Filling children and adult social care positions is causing upper-tier chief executives the biggest recruitment headache, according to an exclusive survey by Penna.
Seven in 10 council chief executives surveyed highlighted social care roles – from the frontline right through to senior management level – as the most difficult to recruit to, with 85% putting these positions in their top three hardest to fill.
Penna said it had become ‘almost impossible' to find directors of adult social services and children's services.
Some respondents raised fears there was a ‘lack of upcoming talent' in adult and children's social care.
According to the research, half believe the hardest senior management job in local government is director of children's services, compared with less than a quarter who think the chief executive role is the most difficult job.
More than half of the chief executives surveyed said they either would not be or did not know whether they would be in the public sector by the end of the decade.

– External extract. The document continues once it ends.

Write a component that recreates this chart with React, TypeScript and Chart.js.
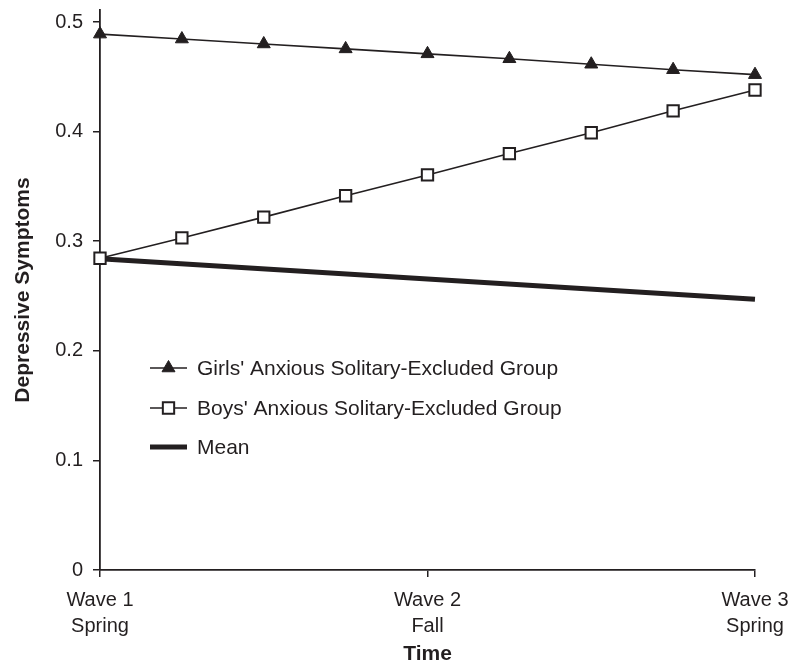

The results revealed that chief executives are torn over how their job has changed in the last year.
Of those who thought their role had changed, 56% thought it had become more enjoyable while 44% said it had become less so.
One respondent said: ‘This is the best time to be a public sector leader.
'We might not know it, but we are the generation of public servants who are casting what public services will be like in the 21st century.
'It's hard work, but inspiring and terribly rewarding.'
For half of district chief executives, the biggest recruitment concern was planning, with 83% putting it in their top three.
This compared with the 16% of unitary or London borough chief executives who highlighted planning recruitment as an issue.